En la era digital, la oligarquía de intereses financieros que definen los algoritmos de las redes sociales (X, Facebook/Instagram, TikTok, por señalar sólo a tres en la que se condensan las comunicaciones interpersonales de las tres cuartas de la humanidad en el presente) es en sí determinante de la "narración" por la que seis mil millones de personas sobre la Tierra (de un total de 8000 millones) construyen sus percepciones de la realidad y de cuánto les afecta o impacta; lo que es decir lo mismo que esa oligarquía de algoritmos decide lo que las personas perciben que más les afecta en lo personal y social.
Seguramente el ejemplo más ilustrativo del espejismo colectivo por el que movemos nuestras posiciones y votos —"política de las emociones", la llaman— reside en la fabricación y propalación continua de una percepción negativa del hecho migratorio en la UE: desde una “conspiración” para abrir paso a un “reemplazo” de la población europea por invasores africanos de religión musulmana (Umwollkung, lo denominan con un vocablo de resonancias nazis), a una amenaza predatoria contra nuestra forma de vida y nuestra civilización, la migración y las personas migrantes son presentadas —y asumidas, por millones de europeos/as—como un motor emocional (ergo irracional, no contrastado con datos) de voto a las formaciones de extrema derecha reaccionaria.
No hay un asunto en la UE en que las percepciones acríticamente asumidas y los hechos contrastados por la evidencia empírica describan un contraste más acusado; un divorcio en toda regla entre las unas y las otras que no impide, sin embargo, que cada vez más elecciones (nacionales, y vienen en junio las europeas) basculen sobre este eje.

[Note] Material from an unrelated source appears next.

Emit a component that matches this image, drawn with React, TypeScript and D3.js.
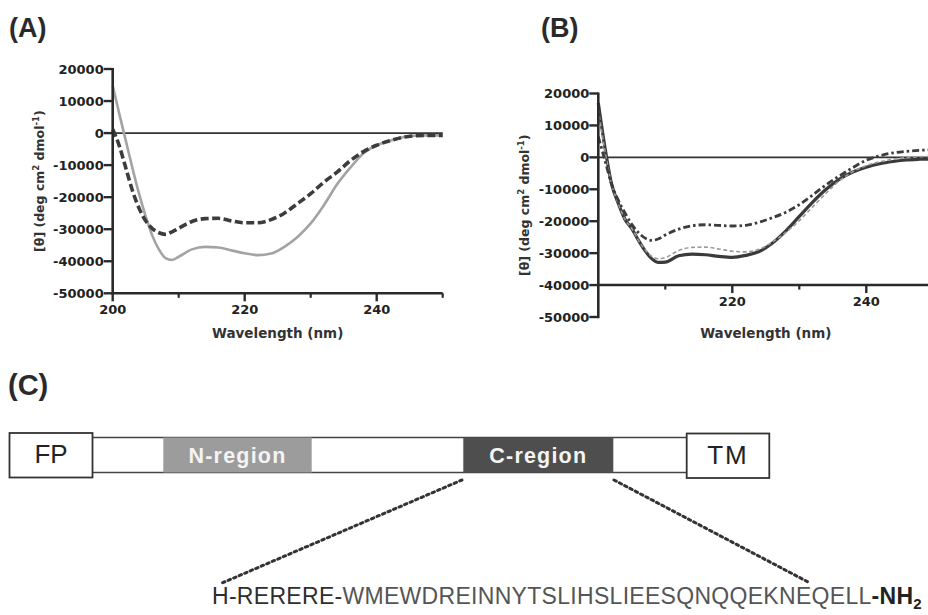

El desafío no atiene, pues, sólo a la explicación de una "narrativa alternativa", sino al desvelamiento de los mecanismos que activan la formación de la voluntad de voto en un sentido, este sí, cada vez más agresivo —si es que no derogatorio— de los valores europeos. Por mucho que los desafíos son, sin duda, reales (explicar lo que la UE ha hecho y hace por el campo y su sostenibilidad y por los agricultores, y cuánto puede hacer mejor; explicar lo que la UE aporta a la construcción de una voz unitaria en lo global, por encima de sus 24 lenguas oficiales, y cuánto debe hacer más y cuánto debe hacer mejor), la respuesta antieuropea de regresar en un instinto netamente reaccionario a la casilla nacional de la “soberanía” es una nostalgia que está, en el mundo de hoy, abocada a fracasar.
Pero nada de ello exime a la socialdemocracia europea de intervenir esa nube de algoritmos digitales que agitan nuestras emociones en un caldo antipolítico para conformar un espacio de comunicación que respete los valores de la UE, los derechos de la Carta (CDFUE) y la libre competencia y circulación de las ideas y las propuestas políticas. Eso, también, está en juego en las ya próximas elecciones europeas —9 junio—. También por eso ha de ser esa —preservar su integridad y su credibilidad— una prioridad de campaña de los socialdemócratas y socialistas europeos.